** START Dataset content **

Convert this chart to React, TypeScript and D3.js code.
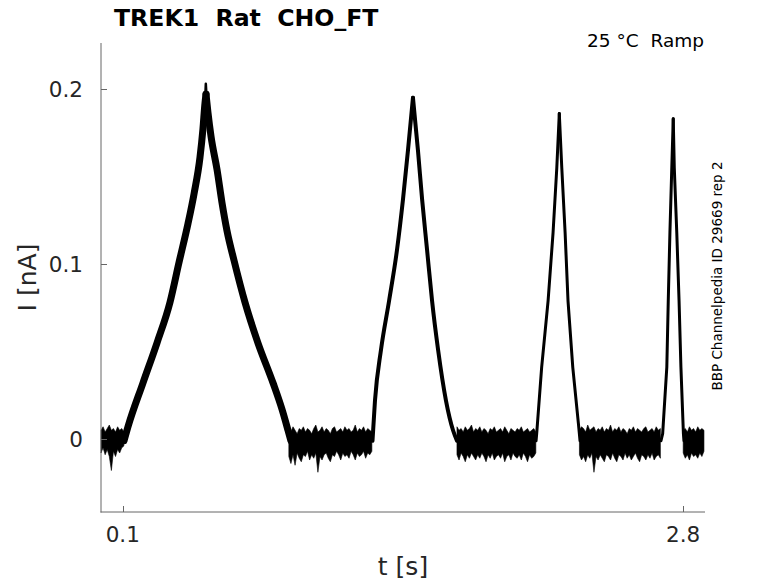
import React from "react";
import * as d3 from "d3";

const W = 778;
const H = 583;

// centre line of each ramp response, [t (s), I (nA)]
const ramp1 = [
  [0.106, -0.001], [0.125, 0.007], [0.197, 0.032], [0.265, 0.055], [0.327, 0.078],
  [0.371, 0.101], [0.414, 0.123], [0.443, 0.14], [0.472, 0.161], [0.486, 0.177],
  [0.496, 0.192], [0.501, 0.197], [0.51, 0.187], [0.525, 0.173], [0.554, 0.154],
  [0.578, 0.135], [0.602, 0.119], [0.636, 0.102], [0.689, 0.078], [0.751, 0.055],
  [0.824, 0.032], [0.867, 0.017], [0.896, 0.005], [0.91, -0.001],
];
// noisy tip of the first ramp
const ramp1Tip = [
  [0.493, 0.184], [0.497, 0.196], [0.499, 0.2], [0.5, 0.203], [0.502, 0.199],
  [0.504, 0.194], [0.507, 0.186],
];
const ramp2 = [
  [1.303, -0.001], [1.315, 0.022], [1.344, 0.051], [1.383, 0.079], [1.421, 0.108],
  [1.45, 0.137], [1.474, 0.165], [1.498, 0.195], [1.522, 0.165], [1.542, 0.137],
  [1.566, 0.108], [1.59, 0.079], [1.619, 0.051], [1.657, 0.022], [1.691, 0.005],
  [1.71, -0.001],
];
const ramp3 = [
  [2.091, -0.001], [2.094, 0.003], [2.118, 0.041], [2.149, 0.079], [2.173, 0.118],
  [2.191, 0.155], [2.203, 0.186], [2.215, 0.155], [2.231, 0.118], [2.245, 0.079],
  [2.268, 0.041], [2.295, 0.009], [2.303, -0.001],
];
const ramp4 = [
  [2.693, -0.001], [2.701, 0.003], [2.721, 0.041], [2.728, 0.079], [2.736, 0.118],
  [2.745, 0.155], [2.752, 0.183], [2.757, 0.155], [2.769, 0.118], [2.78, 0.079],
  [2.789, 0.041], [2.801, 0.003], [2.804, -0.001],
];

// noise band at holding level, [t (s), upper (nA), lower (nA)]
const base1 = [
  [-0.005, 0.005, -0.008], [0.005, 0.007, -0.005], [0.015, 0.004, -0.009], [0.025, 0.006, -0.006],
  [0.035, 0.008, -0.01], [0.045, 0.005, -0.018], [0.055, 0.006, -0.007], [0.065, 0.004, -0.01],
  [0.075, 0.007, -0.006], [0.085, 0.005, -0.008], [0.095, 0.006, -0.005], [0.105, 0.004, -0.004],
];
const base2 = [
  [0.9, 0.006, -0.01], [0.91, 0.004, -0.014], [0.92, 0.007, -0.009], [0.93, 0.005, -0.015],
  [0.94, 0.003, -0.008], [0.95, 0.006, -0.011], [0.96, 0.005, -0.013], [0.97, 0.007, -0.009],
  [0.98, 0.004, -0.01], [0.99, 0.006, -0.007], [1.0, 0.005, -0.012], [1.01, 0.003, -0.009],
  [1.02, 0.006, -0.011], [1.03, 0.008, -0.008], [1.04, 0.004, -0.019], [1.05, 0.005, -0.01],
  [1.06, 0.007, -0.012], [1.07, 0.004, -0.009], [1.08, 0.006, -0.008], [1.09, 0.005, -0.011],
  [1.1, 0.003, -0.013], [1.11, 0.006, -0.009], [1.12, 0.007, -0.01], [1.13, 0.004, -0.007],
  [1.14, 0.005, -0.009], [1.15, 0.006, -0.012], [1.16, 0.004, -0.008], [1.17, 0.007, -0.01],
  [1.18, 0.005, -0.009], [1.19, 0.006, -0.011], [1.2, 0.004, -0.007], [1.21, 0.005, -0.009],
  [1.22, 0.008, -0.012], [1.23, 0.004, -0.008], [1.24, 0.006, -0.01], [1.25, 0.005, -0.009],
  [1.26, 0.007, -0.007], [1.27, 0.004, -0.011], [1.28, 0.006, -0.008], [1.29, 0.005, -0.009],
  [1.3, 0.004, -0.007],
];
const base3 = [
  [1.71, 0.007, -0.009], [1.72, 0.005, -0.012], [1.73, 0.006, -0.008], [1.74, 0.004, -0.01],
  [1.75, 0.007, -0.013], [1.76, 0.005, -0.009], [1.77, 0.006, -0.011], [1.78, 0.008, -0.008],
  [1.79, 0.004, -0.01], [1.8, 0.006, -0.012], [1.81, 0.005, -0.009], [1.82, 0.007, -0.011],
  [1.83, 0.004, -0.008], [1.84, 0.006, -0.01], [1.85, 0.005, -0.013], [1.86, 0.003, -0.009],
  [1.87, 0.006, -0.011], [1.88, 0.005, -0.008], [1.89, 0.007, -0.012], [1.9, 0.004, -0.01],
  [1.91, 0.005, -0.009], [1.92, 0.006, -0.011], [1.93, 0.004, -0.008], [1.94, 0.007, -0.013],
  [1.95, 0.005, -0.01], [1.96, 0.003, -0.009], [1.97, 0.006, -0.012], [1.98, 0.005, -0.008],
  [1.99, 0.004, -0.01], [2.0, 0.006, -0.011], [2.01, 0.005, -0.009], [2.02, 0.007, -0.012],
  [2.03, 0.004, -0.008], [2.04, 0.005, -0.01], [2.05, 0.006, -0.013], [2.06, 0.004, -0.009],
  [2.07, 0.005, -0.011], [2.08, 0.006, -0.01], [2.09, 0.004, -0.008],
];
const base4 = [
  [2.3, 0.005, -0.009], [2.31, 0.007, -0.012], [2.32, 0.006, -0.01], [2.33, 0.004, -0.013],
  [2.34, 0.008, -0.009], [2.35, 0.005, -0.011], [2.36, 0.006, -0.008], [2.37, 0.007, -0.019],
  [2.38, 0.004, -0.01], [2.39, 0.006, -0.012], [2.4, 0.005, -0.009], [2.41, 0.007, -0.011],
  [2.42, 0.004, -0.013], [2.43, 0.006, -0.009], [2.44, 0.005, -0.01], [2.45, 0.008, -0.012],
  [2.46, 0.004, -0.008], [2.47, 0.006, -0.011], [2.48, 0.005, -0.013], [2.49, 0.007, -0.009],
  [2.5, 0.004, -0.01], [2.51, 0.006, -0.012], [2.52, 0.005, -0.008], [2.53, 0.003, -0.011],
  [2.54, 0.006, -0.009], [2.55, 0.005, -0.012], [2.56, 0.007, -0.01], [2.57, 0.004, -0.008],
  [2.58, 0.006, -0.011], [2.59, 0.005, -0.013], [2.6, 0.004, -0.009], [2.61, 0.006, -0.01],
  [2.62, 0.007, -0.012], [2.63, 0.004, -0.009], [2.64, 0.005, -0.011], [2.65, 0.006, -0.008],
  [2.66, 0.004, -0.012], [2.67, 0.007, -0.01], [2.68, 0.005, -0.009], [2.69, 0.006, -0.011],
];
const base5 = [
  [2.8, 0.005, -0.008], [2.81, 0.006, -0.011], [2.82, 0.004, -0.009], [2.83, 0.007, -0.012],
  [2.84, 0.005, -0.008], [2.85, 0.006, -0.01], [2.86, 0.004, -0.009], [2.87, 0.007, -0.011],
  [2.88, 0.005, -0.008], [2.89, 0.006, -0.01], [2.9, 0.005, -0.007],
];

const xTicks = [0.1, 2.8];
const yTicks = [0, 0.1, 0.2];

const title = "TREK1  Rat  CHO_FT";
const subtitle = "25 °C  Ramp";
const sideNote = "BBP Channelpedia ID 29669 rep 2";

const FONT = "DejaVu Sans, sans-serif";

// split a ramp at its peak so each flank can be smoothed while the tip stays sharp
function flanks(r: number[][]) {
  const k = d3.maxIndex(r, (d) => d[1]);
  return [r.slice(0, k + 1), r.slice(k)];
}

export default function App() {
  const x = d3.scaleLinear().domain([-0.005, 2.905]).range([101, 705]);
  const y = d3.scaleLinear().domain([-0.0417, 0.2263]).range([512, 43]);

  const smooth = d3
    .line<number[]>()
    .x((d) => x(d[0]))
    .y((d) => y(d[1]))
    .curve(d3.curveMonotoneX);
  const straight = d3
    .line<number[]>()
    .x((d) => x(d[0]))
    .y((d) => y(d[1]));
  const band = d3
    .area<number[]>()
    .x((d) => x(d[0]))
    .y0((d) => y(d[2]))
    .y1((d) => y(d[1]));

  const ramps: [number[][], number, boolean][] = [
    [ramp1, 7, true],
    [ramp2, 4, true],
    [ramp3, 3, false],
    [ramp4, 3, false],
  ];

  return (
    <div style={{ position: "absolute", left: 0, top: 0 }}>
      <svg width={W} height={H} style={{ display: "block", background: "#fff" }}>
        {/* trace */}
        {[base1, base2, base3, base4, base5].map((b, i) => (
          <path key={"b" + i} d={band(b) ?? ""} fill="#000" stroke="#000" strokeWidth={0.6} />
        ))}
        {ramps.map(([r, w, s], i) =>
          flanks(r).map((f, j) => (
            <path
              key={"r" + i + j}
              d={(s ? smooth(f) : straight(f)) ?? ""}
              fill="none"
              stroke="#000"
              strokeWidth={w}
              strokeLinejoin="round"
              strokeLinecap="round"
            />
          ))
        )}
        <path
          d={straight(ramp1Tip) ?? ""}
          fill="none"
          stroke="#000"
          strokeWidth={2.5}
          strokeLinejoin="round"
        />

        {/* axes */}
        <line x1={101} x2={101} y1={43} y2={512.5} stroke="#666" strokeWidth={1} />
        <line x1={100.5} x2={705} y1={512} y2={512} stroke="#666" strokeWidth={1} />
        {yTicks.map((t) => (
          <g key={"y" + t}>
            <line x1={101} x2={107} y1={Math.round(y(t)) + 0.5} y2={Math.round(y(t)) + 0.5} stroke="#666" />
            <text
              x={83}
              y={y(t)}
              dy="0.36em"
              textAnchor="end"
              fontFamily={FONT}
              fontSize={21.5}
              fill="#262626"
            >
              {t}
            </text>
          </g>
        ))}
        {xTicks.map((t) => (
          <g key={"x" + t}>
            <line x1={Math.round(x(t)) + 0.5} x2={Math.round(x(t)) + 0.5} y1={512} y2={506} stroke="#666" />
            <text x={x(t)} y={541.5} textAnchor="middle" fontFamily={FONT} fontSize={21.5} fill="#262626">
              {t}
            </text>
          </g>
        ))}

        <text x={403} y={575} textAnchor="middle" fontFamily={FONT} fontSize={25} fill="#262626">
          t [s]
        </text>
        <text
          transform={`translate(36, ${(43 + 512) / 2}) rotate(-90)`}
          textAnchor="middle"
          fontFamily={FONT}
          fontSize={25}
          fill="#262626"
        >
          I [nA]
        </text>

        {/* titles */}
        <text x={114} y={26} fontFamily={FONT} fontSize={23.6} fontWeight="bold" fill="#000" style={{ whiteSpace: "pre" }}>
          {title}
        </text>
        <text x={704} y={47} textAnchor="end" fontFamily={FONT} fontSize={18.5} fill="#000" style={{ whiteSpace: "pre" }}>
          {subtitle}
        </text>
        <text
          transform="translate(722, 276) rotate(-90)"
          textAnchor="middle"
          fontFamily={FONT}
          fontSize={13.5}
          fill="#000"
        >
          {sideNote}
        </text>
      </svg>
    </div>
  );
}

** END Dataset content **

● **Problem to solve**
Pick out every line of the listing containing the word "React", and show those lines.

● **Correct response**
Convert this chart to React, TypeScript and D3.js code.
import React from "react";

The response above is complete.